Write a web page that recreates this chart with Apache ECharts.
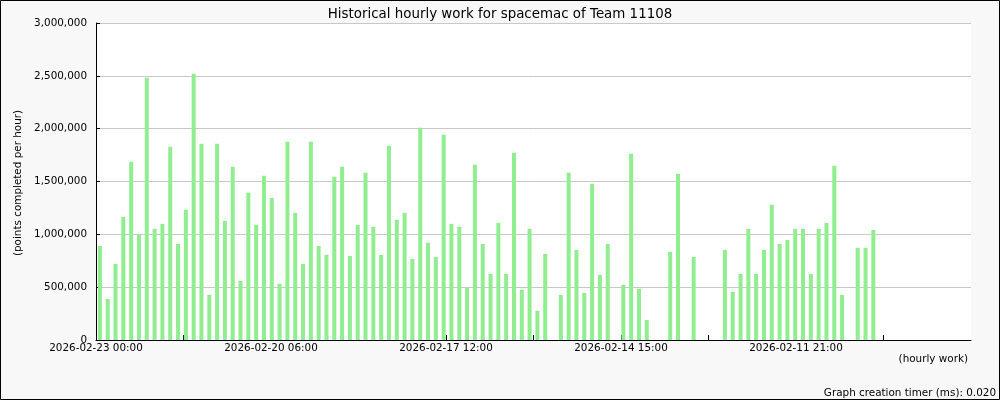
<!DOCTYPE html>
<html>
<head>
<meta charset="utf-8">
<script src="https://cdn.jsdelivr.net/npm/echarts@6/dist/echarts.min.js"></script>
<style>
html,body{margin:0;padding:0;background:#f8f8f8;}
#chart{width:1000px;height:400px;}
</style>
</head>
<body>
<div id="chart"></div>
<script>
// Hourly work values (points completed per hour); null = no bar
const values = [
  890000, 388000, 720000, 1165000, 1686000, 995000, 2482000, 1052000, 1099000, 1828000,
  909000, 1232000, 2520000, 1857000, 426000, 1857000, 1127000, 1639000, 559000, 1393000,
  1089000, 1554000, 1345000, 531000, 1876000, 1203000, 720000, 1876000, 890000, 805000,
  1544000, 1639000, 796000, 1089000, 1582000, 1071000, 805000, 1838000, 1137000, 1203000,
  767000, 2008000, 919000, 786000, 1942000, 1099000, 1071000, 496000, 1658000, 909000,
  625000, 1108000, 625000, 1772000, 474000, 1052000, 275000, 815000, null, 426000,
  1582000, 853000, 445000, 1478000, 616000, 909000, null, 521000, 1762000, 483000,
  189000, null, null, 834000, 1573000, null, 786000, null, null, null,
  853000, 455000, 625000, 1052000, 625000, 853000, 1279000, 909000, 947000, 1052000,
  1052000, 625000, 1052000, 1108000, 1648000, 426000, null, 872000, 872000, 1042000,
  null, null, null, null, null, null, null, null, null, null, null, null
];
// Category slots (one per bar position)
const categories = values.map((v, i) => String(i));
// Time-axis tick labels (evenly spaced ticks, labels on every other)
const tickLabels = [
  '2026-02-23 00:00', '', '2026-02-20 06:00', '', '2026-02-17 12:00', '',
  '2026-02-14 15:00', '', '2026-02-11 21:00', '', ''
];
const tickPositions = [0, 1, 2, 3, 4, 5, 6, 7, 8, 9];
const labelPositions = [0, 2, 4, 6, 8];
const titleText = 'Historical hourly work for spacemac of Team 11108';
const yName = '(points completed per hour)';
const xName = '(hourly work)';
const footer = 'Graph creation timer (ms): 0.020';

const FONT = 'DejaVu Sans';
const FS = 10.4;
const chart = echarts.init(document.getElementById('chart'), null, {renderer: 'canvas'});
chart.setOption({
  backgroundColor: '#f8f8f8',
  animation: false,
  textStyle: {fontFamily: FONT},
  title: {
    text: titleText, left: 'center', top: 3,
    textStyle: {fontFamily: FONT, fontSize: 13.4, fontWeight: 'normal', color: '#000'}
  },
  grid: {left: 96, top: 23, right: 29, bottom: 60, show: true, backgroundColor: '#ffffff', borderWidth: 0},
  xAxis: [
    {
      type: 'category', data: categories, boundaryGap: true,
      axisLine: {show: true, lineStyle: {color: '#000', width: 1}},
      axisTick: {show: false}, axisLabel: {show: false}, splitLine: {show: false}
    },
    {
      type: 'value', min: 0, max: 10, interval: 1, position: 'bottom',
      axisLine: {show: false},
      axisTick: {show: true, inside: true, length: 5, lineStyle: {color: '#000'}, customValues: tickPositions},
      axisLabel: {
        show: true, margin: 3, color: '#000', fontFamily: FONT, fontSize: FS,
        customValues: labelPositions,
        formatter: v => tickLabels[Math.round(v)] || ''
      },
      splitLine: {show: false}
    }
  ],
  yAxis: {
    type: 'value', min: 0, max: 3000000, interval: 500000,
    axisLine: {show: true, lineStyle: {color: '#000'}},
    axisTick: {show: true, inside: true, length: 4, lineStyle: {color: '#000'}},
    axisLabel: {
      color: '#000', fontFamily: FONT, fontSize: FS, margin: 9,
      formatter: v => v.toLocaleString('en-US')
    },
    splitLine: {show: true, lineStyle: {color: '#c8c8c8', width: 1}}
  },
  series: [{
    type: 'bar', data: values, xAxisIndex: 0, barWidth: 4,
    itemStyle: {color: '#90ee90'}
  }],
  graphic: [
    {type: 'rect', silent: true, z: 100, shape: {x: 0.5, y: 0.5, width: 999, height: 399},
     style: {fill: null, stroke: '#000', lineWidth: 1}},
    {type: 'text', x: 18, y: 183, rotation: Math.PI / 2, z: 100,
     style: {text: yName, fontFamily: FONT, fontSize: FS, fill: '#000', align: 'center', verticalAlign: 'middle'}},
    {type: 'text', x: 968, y: 359, z: 100,
     style: {text: xName, fontFamily: FONT, fontSize: FS, fill: '#000', align: 'right', verticalAlign: 'middle'}},
    {type: 'text', x: 996, y: 393, z: 100,
     style: {text: footer, fontFamily: FONT, fontSize: FS, fill: '#000', align: 'right', verticalAlign: 'middle'}}
  ]
});
</script>
</body>
</html>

*TASK DETAILS*:
Transcribe all the data word for word; the images stay out.

*IN RESPONSE*:
Write a web page that recreates this chart with Apache ECharts.
<!DOCTYPE html>
<html>
<head>
<meta charset="utf-8">
<script src="https://cdn.jsdelivr.net/npm/echarts@6/dist/echarts.min.js"></script>
<style>
html,body{margin:0;padding:0;background:#f8f8f8;}
#chart{width:1000px;height:400px;}
</style>
</head>
<body>
<div id="chart"></div>
<script>
// Hourly work values (points completed per hour); null = no bar
const values = [
  890000, 388000, 720000, 1165000, 1686000, 995000, 2482000, 1052000, 1099000, 1828000,
  909000, 1232000, 2520000, 1857000, 426000, 1857000, 1127000, 1639000, 559000, 1393000,
  1089000, 1554000, 1345000, 531000, 1876000, 1203000, 720000, 1876000, 890000, 805000,
  1544000, 1639000, 796000, 1089000, 1582000, 1071000, 805000, 1838000, 1137000, 1203000,
  767000, 2008000, 919000, 786000, 1942000, 1099000, 1071000, 496000, 1658000, 909000,
  625000, 1108000, 625000, 1772000, 474000, 1052000, 275000, 815000, null, 426000,
  1582000, 853000, 445000, 1478000, 616000, 909000, null, 521000, 1762000, 483000,
  189000, null, null, 834000, 1573000, null, 786000, null, null, null,
  853000, 455000, 625000, 1052000, 625000, 853000, 1279000, 909000, 947000, 1052000,
  1052000, 625000, 1052000, 1108000, 1648000, 426000, null, 872000, 872000, 1042000,
  null, null, null, null, null, null, null, null, null, null, null, null
];
// Category slots (one per bar position)
const categories = values.map((v, i) => String(i));
// Time-axis tick labels (evenly spaced ticks, labels on every other)
const tickLabels = [
  '2026-02-23 00:00', '', '2026-02-20 06:00', '', '2026-02-17 12:00', '',
  '2026-02-14 15:00', '', '2026-02-11 21:00', '', ''
];
const tickPositions = [0, 1, 2, 3, 4, 5, 6, 7, 8, 9];
const labelPositions = [0, 2, 4, 6, 8];
const titleText = 'Historical hourly work for spacemac of Team 11108';
const yName = '(points completed per hour)';
const xName = '(hourly work)';
const footer = 'Graph creation timer (ms): 0.020';

const FONT = 'DejaVu Sans';
const FS = 10.4;
const chart = echarts.init(document.getElementById('chart'), null, {renderer: 'canvas'});
chart.setOption({
  backgroundColor: '#f8f8f8',
  animation: false,
  textStyle: {fontFamily: FONT},
  title: {
    text: titleText, left: 'center', top: 3,
    textStyle: {fontFamily: FONT, fontSize: 13.4, fontWeight: 'normal', color: '#000'}
  },
  grid: {left: 96, top: 23, right: 29, bottom: 60, show: true, backgroundColor: '#ffffff', borderWidth: 0},
  xAxis: [
    {
      type: 'category', data: categories, boundaryGap: true,
      axisLine: {show: true, lineStyle: {color: '#000', width: 1}},
      axisTick: {show: false}, axisLabel: {show: false}, splitLine: {show: false}
    },
    {
      type: 'value', min: 0, max: 10, interval: 1, position: 'bottom',
      axisLine: {show: false},
      axisTick: {show: true, inside: true, length: 5, lineStyle: {color: '#000'}, customValues: tickPositions},
      axisLabel: {
        show: true, margin: 3, color: '#000', fontFamily: FONT, fontSize: FS,
        customValues: labelPositions,
        formatter: v => tickLabels[Math.round(v)] || ''
      },
      splitLine: {show: false}
    }
  ],
  yAxis: {
    type: 'value', min: 0, max: 3000000, interval: 500000,
    axisLine: {show: true, lineStyle: {color: '#000'}},
    axisTick: {show: true, inside: true, length: 4, lineStyle: {color: '#000'}},
    axisLabel: {
      color: '#000', fontFamily: FONT, fontSize: FS, margin: 9,
      formatter: v => v.toLocaleString('en-US')
    },
    splitLine: {show: true, lineStyle: {color: '#c8c8c8', width: 1}}
  },
  series: [{
    type: 'bar', data: values, xAxisIndex: 0, barWidth: 4,
    itemStyle: {color: '#90ee90'}
  }],
  graphic: [
    {type: 'rect', silent: true, z: 100, shape: {x: 0.5, y: 0.5, width: 999, height: 399},
     style: {fill: null, stroke: '#000', lineWidth: 1}},
    {type: 'text', x: 18, y: 183, rotation: Math.PI / 2, z: 100,
     style: {text: yName, fontFamily: FONT, fontSize: FS, fill: '#000', align: 'center', verticalAlign: 'middle'}},
    {type: 'text', x: 968, y: 359, z: 100,
     style: {text: xName, fontFamily: FONT, fontSize: FS, fill: '#000', align: 'right', verticalAlign: 'middle'}},
    {type: 'text', x: 996, y: 393, z: 100,
     style: {text: footer, fontFamily: FONT, fontSize: FS, fill: '#000', align: 'right', verticalAlign: 'middle'}}
  ]
});
</script>
</body>
</html>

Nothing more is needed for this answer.